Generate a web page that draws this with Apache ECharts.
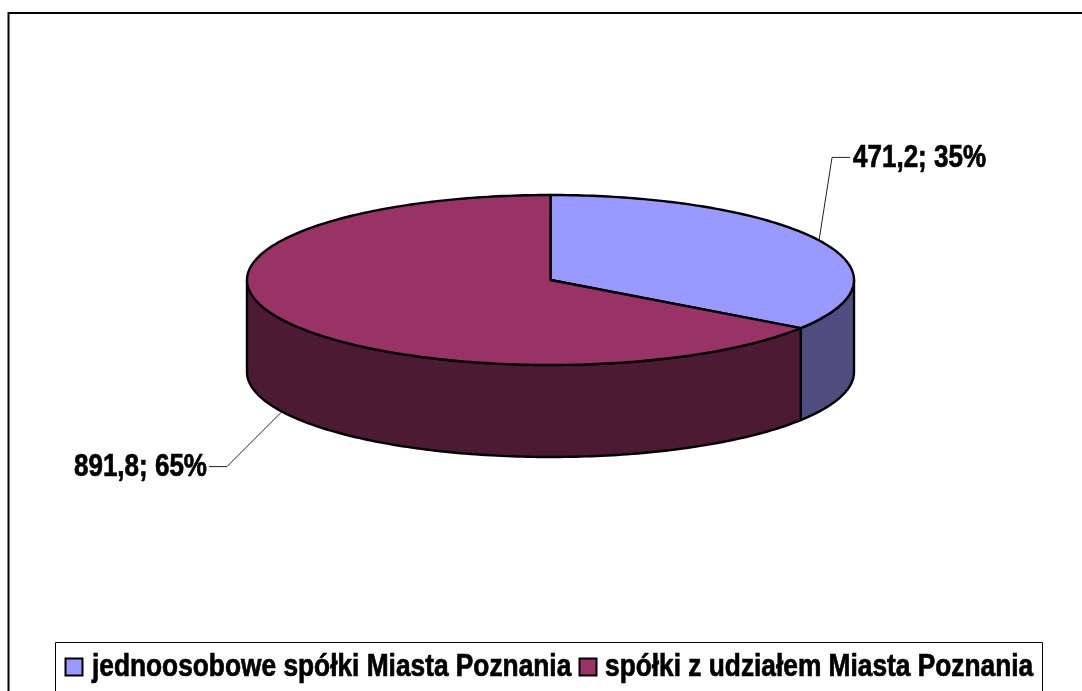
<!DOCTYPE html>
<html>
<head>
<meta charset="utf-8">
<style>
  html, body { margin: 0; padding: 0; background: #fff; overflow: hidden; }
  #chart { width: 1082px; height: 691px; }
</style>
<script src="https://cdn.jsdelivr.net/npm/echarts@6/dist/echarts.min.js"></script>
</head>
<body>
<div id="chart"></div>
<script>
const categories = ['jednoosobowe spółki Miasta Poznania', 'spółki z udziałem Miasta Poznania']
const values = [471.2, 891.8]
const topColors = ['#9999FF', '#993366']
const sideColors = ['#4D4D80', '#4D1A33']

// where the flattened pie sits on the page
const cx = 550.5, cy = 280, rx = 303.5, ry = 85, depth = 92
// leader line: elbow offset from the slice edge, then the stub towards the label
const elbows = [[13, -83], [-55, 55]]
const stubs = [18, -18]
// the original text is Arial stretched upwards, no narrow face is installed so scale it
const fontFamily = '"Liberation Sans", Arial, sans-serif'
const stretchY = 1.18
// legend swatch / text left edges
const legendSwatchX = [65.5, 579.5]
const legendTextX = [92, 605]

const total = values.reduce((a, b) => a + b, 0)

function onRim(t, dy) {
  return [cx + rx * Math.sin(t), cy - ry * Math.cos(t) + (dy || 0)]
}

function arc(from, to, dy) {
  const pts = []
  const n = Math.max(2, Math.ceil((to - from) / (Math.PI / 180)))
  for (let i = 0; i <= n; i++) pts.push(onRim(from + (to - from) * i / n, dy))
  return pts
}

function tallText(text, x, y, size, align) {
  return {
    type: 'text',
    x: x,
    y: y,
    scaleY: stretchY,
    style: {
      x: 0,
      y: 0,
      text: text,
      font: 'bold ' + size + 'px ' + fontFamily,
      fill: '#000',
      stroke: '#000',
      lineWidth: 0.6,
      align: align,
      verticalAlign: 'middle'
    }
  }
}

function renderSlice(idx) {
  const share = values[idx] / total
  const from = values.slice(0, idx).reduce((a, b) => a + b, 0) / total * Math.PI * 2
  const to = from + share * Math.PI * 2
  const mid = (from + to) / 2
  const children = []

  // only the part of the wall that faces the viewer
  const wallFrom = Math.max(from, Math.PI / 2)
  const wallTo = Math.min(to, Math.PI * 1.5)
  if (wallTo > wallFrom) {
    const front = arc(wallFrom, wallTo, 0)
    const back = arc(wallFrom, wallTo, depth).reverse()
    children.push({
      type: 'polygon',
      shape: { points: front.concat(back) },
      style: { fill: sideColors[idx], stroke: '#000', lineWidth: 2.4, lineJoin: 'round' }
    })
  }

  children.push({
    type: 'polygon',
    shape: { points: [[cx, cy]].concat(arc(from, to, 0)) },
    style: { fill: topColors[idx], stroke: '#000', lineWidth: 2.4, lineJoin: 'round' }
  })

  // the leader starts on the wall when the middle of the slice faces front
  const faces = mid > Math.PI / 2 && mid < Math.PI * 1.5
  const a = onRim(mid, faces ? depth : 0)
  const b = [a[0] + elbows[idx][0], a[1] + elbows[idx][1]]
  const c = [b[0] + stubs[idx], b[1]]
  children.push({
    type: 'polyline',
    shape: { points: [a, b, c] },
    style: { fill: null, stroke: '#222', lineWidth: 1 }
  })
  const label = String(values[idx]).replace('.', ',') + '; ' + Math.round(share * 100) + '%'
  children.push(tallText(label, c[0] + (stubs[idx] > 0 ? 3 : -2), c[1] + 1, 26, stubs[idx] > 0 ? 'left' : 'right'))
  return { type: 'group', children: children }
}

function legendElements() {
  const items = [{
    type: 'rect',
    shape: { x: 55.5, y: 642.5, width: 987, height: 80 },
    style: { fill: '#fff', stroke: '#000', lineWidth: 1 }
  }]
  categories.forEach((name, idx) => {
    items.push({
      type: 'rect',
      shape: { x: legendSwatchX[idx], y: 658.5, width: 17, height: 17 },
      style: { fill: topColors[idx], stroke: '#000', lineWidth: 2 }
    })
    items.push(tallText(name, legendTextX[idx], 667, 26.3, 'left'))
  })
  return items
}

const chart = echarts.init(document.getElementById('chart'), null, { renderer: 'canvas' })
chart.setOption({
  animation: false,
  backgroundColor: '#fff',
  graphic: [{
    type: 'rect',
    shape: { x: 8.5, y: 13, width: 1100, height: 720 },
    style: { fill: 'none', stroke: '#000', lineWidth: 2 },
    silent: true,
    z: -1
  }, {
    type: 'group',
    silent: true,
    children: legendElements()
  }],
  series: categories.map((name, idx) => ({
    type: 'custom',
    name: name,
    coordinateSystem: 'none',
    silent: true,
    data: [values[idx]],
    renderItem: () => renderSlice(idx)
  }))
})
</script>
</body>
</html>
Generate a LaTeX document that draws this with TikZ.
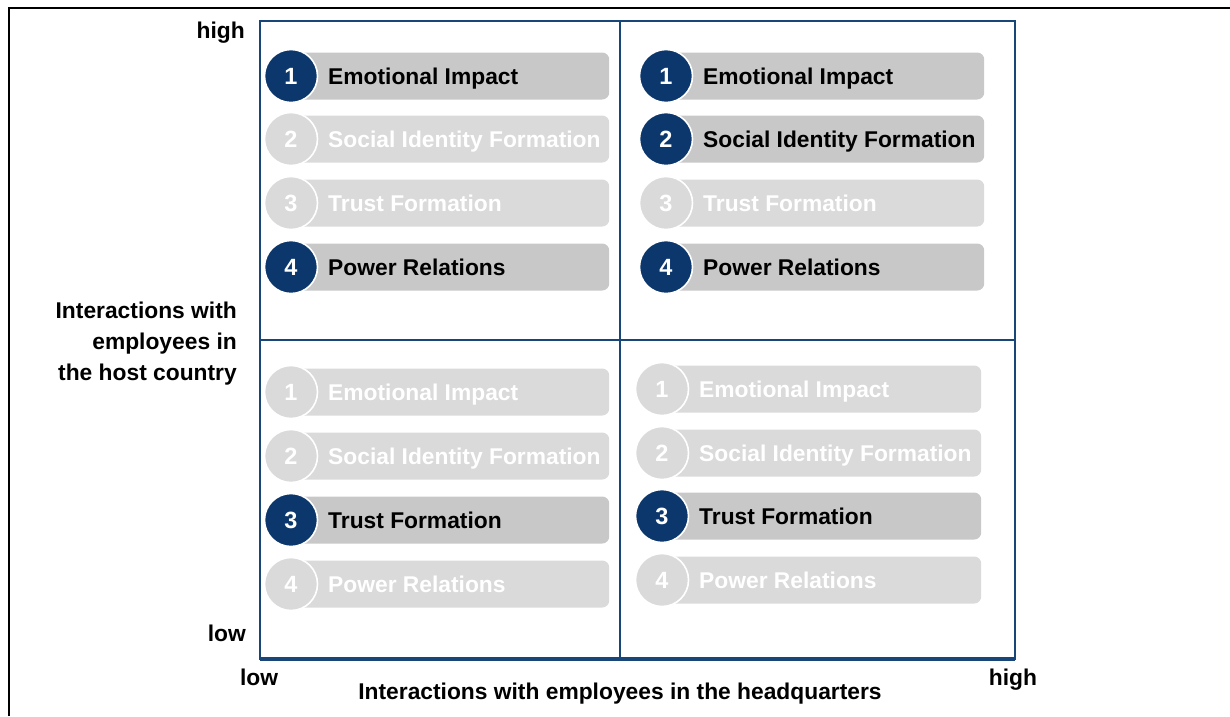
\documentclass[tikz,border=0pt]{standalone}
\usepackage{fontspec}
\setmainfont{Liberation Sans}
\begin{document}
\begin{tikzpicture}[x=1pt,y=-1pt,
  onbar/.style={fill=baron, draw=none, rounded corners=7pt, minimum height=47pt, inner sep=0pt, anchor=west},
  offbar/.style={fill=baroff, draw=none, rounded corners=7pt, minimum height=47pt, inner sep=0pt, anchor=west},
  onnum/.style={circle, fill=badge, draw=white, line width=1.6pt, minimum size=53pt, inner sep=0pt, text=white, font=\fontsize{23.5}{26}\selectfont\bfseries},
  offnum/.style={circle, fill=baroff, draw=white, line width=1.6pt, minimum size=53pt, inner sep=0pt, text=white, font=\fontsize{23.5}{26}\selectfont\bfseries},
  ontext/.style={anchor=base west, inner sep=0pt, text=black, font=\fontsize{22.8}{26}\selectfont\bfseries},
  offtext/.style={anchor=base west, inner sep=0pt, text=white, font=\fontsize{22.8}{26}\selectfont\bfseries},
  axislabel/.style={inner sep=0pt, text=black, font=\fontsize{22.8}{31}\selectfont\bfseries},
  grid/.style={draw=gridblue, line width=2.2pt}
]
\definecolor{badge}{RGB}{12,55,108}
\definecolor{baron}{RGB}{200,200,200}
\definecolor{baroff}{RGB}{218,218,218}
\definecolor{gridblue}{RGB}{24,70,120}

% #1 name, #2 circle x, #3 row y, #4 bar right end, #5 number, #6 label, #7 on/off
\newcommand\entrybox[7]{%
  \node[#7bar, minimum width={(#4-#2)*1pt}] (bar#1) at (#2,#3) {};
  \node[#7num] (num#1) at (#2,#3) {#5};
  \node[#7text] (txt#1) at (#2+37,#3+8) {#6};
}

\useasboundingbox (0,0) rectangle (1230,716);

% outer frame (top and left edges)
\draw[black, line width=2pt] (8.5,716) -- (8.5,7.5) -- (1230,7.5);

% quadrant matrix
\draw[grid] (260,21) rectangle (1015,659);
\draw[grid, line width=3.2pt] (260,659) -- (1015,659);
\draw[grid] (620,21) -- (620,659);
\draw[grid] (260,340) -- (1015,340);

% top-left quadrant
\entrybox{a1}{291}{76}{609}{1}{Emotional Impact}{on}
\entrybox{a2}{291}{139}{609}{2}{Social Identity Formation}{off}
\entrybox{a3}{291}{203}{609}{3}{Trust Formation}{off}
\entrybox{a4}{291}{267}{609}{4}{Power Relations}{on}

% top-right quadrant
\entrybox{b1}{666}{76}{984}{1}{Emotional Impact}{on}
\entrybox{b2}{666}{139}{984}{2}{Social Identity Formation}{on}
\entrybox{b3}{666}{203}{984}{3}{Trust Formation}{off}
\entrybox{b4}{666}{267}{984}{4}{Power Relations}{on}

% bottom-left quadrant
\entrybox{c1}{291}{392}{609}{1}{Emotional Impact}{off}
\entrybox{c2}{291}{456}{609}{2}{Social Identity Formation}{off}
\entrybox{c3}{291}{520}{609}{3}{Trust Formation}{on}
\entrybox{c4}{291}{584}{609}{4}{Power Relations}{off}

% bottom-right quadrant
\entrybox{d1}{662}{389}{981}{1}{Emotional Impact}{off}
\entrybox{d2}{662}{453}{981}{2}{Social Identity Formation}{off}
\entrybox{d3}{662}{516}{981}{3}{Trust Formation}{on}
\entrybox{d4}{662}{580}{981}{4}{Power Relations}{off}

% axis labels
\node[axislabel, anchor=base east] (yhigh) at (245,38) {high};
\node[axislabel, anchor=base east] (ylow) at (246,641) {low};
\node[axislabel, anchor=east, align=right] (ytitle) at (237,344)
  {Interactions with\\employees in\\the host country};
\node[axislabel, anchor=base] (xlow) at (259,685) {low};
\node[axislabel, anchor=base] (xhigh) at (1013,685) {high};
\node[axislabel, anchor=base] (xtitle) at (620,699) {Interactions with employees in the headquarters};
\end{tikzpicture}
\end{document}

---

## Directions for this task
From the first line of the material down to the line containing "const children = []", inclusive, return each line exactly, skipping any picture.

## Solved problem
Generate a web page that draws this with Apache ECharts.
<!DOCTYPE html>
<html>
<head>
<meta charset="utf-8">
<style>
  html, body { margin: 0; padding: 0; background: #fff; overflow: hidden; }
  #chart { width: 1082px; height: 691px; }
</style>
<script src="https://cdn.jsdelivr.net/npm/echarts@6/dist/echarts.min.js"></script>
</head>
<body>
<div id="chart"></div>
<script>
const categories = ['jednoosobowe spółki Miasta Poznania', 'spółki z udziałem Miasta Poznania']
const values = [471.2, 891.8]
const topColors = ['#9999FF', '#993366']
const sideColors = ['#4D4D80', '#4D1A33']

// where the flattened pie sits on the page
const cx = 550.5, cy = 280, rx = 303.5, ry = 85, depth = 92
// leader line: elbow offset from the slice edge, then the stub towards the label
const elbows = [[13, -83], [-55, 55]]
const stubs = [18, -18]
// the original text is Arial stretched upwards, no narrow face is installed so scale it
const fontFamily = '"Liberation Sans", Arial, sans-serif'
const stretchY = 1.18
// legend swatch / text left edges
const legendSwatchX = [65.5, 579.5]
const legendTextX = [92, 605]

const total = values.reduce((a, b) => a + b, 0)

function onRim(t, dy) {
  return [cx + rx * Math.sin(t), cy - ry * Math.cos(t) + (dy || 0)]
}

function arc(from, to, dy) {
  const pts = []
  const n = Math.max(2, Math.ceil((to - from) / (Math.PI / 180)))
  for (let i = 0; i <= n; i++) pts.push(onRim(from + (to - from) * i / n, dy))
  return pts
}

function tallText(text, x, y, size, align) {
  return {
    type: 'text',
    x: x,
    y: y,
    scaleY: stretchY,
    style: {
      x: 0,
      y: 0,
      text: text,
      font: 'bold ' + size + 'px ' + fontFamily,
      fill: '#000',
      stroke: '#000',
      lineWidth: 0.6,
      align: align,
      verticalAlign: 'middle'
    }
  }
}

function renderSlice(idx) {
  const share = values[idx] / total
  const from = values.slice(0, idx).reduce((a, b) => a + b, 0) / total * Math.PI * 2
  const to = from + share * Math.PI * 2
  const mid = (from + to) / 2
  const children = []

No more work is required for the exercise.